- [Stated task] Word for word, copy all the data and drop the pictures.

- [Information provided]

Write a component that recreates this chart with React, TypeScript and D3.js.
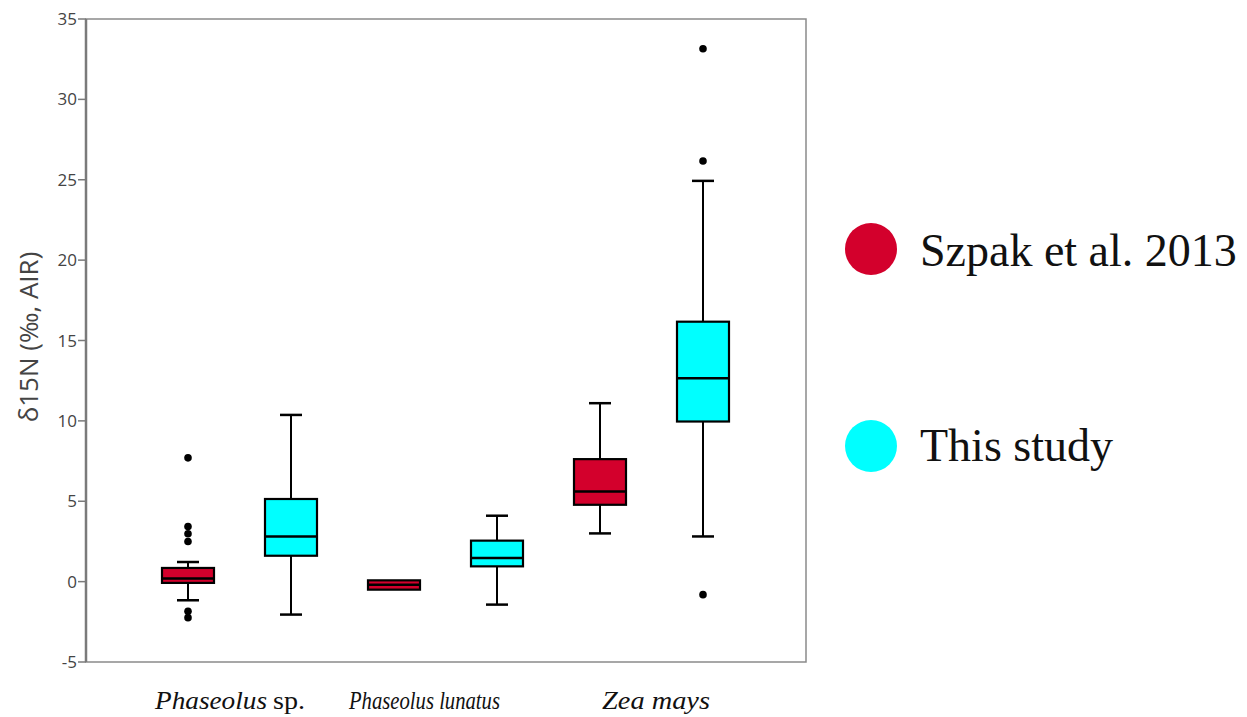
import React from "react";
import * as d3 from "d3";

const categories = ["Phaseolus sp.", "Phaseolus lunatus", "Zea mays"];
const seriesNames = ["Szpak et al. 2013", "This study"];
const seriesColors = ["#d3002c", "#00ffff"];
const yTicks = [-5, 0, 5, 10, 15, 20, 25, 30, 35];

// [category, series, lowWhisker, q1, median, q3, highWhisker]
const boxStats: [number, number, number | null, number, number, number, number | null][] = [
  [0, 0, -1.16, -0.08, 0.19, 0.85, 1.22],
  [0, 1, -2.05, 1.61, 2.81, 5.14, 10.37],
  [1, 0, null, -0.5, -0.2, 0.08, null],
  [1, 1, -1.43, 0.95, 1.47, 2.55, 4.1],
  [2, 0, 3.0, 4.78, 5.61, 7.62, 11.1],
  [2, 1, 2.81, 9.96, 12.65, 16.17, 24.93],
];

// [category, series, value]
const outliers: [number, number, number][] = [
  [0, 0, 7.7], [0, 0, 3.43], [0, 0, 2.98], [0, 0, 2.5], [0, 0, -1.85], [0, 0, -2.24],
  [2, 1, 33.15], [2, 1, 26.17], [2, 1, -0.81],
];

// category label pieces: [text, italic, x, width]
const labelParts: [string, boolean, number, number][] = [
  ["Phaseolus", true, 155, 112],
  ["sp.", false, 273, 32],
  ["Phaseolus lunatus", true, 349, 151],
  ["Zea mays", true, 602, 108],
];

export default function App() {
  const W = 1247, H = 717;
  const left = 86, right = 806, top = 19, bottom = 662;
  const y = d3.scaleLinear().domain([-5, 35]).range([bottom, top]);
  const x0 = d3.scaleBand().domain(categories).range([136.5, 754.5]).paddingInner(0).paddingOuter(0);
  const x1 = d3.scaleBand().domain(seriesNames).range([0, x0.bandwidth()]).padding(0);
  const bw = 52;
  const cx = (c: number, s: number) => (x0(categories[c]) as number) + (x1(seriesNames[s]) as number) + x1.bandwidth() / 2;
  const capW = 22;

  return (
    <svg width={W} height={H} style={{ position: "absolute", left: 0, top: 0, background: "#fff" }}>
      <rect x={0} y={0} width={W} height={H} fill="#fff" />
      <rect x={left} y={top} width={right - left} height={bottom - top} fill="none" stroke="#8a8a8a" strokeWidth={1.5} />
      <line x1={left} x2={left} y1={top} y2={bottom} stroke="#7a7a7a" strokeWidth={2.5} />
      {yTicks.map((t) => (
        <g key={t}>
          <line x1={78} x2={left} y1={y(t)} y2={y(t)} stroke="#7a7a7a" strokeWidth={1.5} />
          <text x={77} y={y(t)} dy="0.36em" textAnchor="end" fontFamily="'Open Sans', sans-serif" fontSize={17} fill="#444">{t}</text>
        </g>
      ))}
      <text transform={`translate(38,${337}) rotate(-90)`} textAnchor="middle" fontFamily="'Open Sans', sans-serif" fontSize={26} fill="#444">δ15N (‰, AIR)</text>

      {boxStats.map(([c, s, lo, q1, med, q3, hi], i) => {
        const xc = cx(c, s);
        return (
          <g key={i} stroke="#000">
            {hi !== null && <line x1={xc} x2={xc} y1={y(q3)} y2={y(hi)} strokeWidth={2} />}
            {hi !== null && <line x1={xc - capW / 2} x2={xc + capW / 2} y1={y(hi)} y2={y(hi)} strokeWidth={2.5} />}
            {lo !== null && <line x1={xc} x2={xc} y1={y(q1)} y2={y(lo)} strokeWidth={2} />}
            {lo !== null && <line x1={xc - capW / 2} x2={xc + capW / 2} y1={y(lo)} y2={y(lo)} strokeWidth={2.5} />}
            <rect x={xc - bw / 2} y={y(q3)} width={bw} height={y(q1) - y(q3)} fill={seriesColors[s]} strokeWidth={2.2} />
            <line x1={xc - bw / 2} x2={xc + bw / 2} y1={y(med)} y2={y(med)} strokeWidth={2.5} />
          </g>
        );
      })}
      {outliers.map(([c, s, v], i) => (
        <circle key={i} cx={cx(c, s)} cy={y(v)} r={3.8} fill="#000" />
      ))}

      {labelParts.map(([t, it, lx, lw], i) => (
        <text key={i} x={lx} y={709} textLength={lw} lengthAdjust="spacingAndGlyphs" fontFamily="'Liberation Serif', serif" fontStyle={it ? "italic" : "normal"} fontSize={25} fill="#111">{t}</text>
      ))}

      {seriesNames.map((n, i) => (
        <g key={n}>
          <circle cx={871} cy={i === 0 ? 249 : 446} r={26} fill={seriesColors[i]} />
          <text x={920} y={i === 0 ? 266 : 461} fontFamily="'Liberation Serif', serif" fontSize={46} fill="#111">{n}</text>
        </g>
      ))}
    </svg>
  );
}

- [Task result]
Write a component that recreates this chart with React, TypeScript and D3.js.
import React from "react";
import * as d3 from "d3";

const categories = ["Phaseolus sp.", "Phaseolus lunatus", "Zea mays"];
const seriesNames = ["Szpak et al. 2013", "This study"];
const seriesColors = ["#d3002c", "#00ffff"];
const yTicks = [-5, 0, 5, 10, 15, 20, 25, 30, 35];

// [category, series, lowWhisker, q1, median, q3, highWhisker]
const boxStats: [number, number, number | null, number, number, number, number | null][] = [
  [0, 0, -1.16, -0.08, 0.19, 0.85, 1.22],
  [0, 1, -2.05, 1.61, 2.81, 5.14, 10.37],
  [1, 0, null, -0.5, -0.2, 0.08, null],
  [1, 1, -1.43, 0.95, 1.47, 2.55, 4.1],
  [2, 0, 3.0, 4.78, 5.61, 7.62, 11.1],
  [2, 1, 2.81, 9.96, 12.65, 16.17, 24.93],
];

// [category, series, value]
const outliers: [number, number, number][] = [
  [0, 0, 7.7], [0, 0, 3.43], [0, 0, 2.98], [0, 0, 2.5], [0, 0, -1.85], [0, 0, -2.24],
  [2, 1, 33.15], [2, 1, 26.17], [2, 1, -0.81],
];

// category label pieces: [text, italic, x, width]
const labelParts: [string, boolean, number, number][] = [
  ["Phaseolus", true, 155, 112],
  ["sp.", false, 273, 32],
  ["Phaseolus lunatus", true, 349, 151],
  ["Zea mays", true, 602, 108],
];

export default function App() {
  const W = 1247, H = 717;
  const left = 86, right = 806, top = 19, bottom = 662;
  const y = d3.scaleLinear().domain([-5, 35]).range([bottom, top]);
  const x0 = d3.scaleBand().domain(categories).range([136.5, 754.5]).paddingInner(0).paddingOuter(0);
  const x1 = d3.scaleBand().domain(seriesNames).range([0, x0.bandwidth()]).padding(0);
  const bw = 52;
  const cx = (c: number, s: number) => (x0(categories[c]) as number) + (x1(seriesNames[s]) as number) + x1.bandwidth() / 2;
  const capW = 22;

  return (
    <svg width={W} height={H} style={{ position: "absolute", left: 0, top: 0, background: "#fff" }}>
      <rect x={0} y={0} width={W} height={H} fill="#fff" />
      <rect x={left} y={top} width={right - left} height={bottom - top} fill="none" stroke="#8a8a8a" strokeWidth={1.5} />
      <line x1={left} x2={left} y1={top} y2={bottom} stroke="#7a7a7a" strokeWidth={2.5} />
      {yTicks.map((t) => (
        <g key={t}>
          <line x1={78} x2={left} y1={y(t)} y2={y(t)} stroke="#7a7a7a" strokeWidth={1.5} />
          <text x={77} y={y(t)} dy="0.36em" textAnchor="end" fontFamily="'Open Sans', sans-serif" fontSize={17} fill="#444">{t}</text>
        </g>
      ))}
      <text transform={`translate(38,${337}) rotate(-90)`} textAnchor="middle" fontFamily="'Open Sans', sans-serif" fontSize={26} fill="#444">δ15N (‰, AIR)</text>

      {boxStats.map(([c, s, lo, q1, med, q3, hi], i) => {
        const xc = cx(c, s);
        return (
          <g key={i} stroke="#000">
            {hi !== null && <line x1={xc} x2={xc} y1={y(q3)} y2={y(hi)} strokeWidth={2} />}
            {hi !== null && <line x1={xc - capW / 2} x2={xc + capW / 2} y1={y(hi)} y2={y(hi)} strokeWidth={2.5} />}
            {lo !== null && <line x1={xc} x2={xc} y1={y(q1)} y2={y(lo)} strokeWidth={2} />}
            {lo !== null && <line x1={xc - capW / 2} x2={xc + capW / 2} y1={y(lo)} y2={y(lo)} strokeWidth={2.5} />}
            <rect x={xc - bw / 2} y={y(q3)} width={bw} height={y(q1) - y(q3)} fill={seriesColors[s]} strokeWidth={2.2} />
            <line x1={xc - bw / 2} x2={xc + bw / 2} y1={y(med)} y2={y(med)} strokeWidth={2.5} />
          </g>
        );
      })}
      {outliers.map(([c, s, v], i) => (
        <circle key={i} cx={cx(c, s)} cy={y(v)} r={3.8} fill="#000" />
      ))}

      {labelParts.map(([t, it, lx, lw], i) => (
        <text key={i} x={lx} y={709} textLength={lw} lengthAdjust="spacingAndGlyphs" fontFamily="'Liberation Serif', serif" fontStyle={it ? "italic" : "normal"} fontSize={25} fill="#111">{t}</text>
      ))}

      {seriesNames.map((n, i) => (
        <g key={n}>
          <circle cx={871} cy={i === 0 ? 249 : 446} r={26} fill={seriesColors[i]} />
          <text x={920} y={i === 0 ? 266 : 461} fontFamily="'Liberation Serif', serif" fontSize={46} fill="#111">{n}</text>
        </g>
      ))}
    </svg>
  );
}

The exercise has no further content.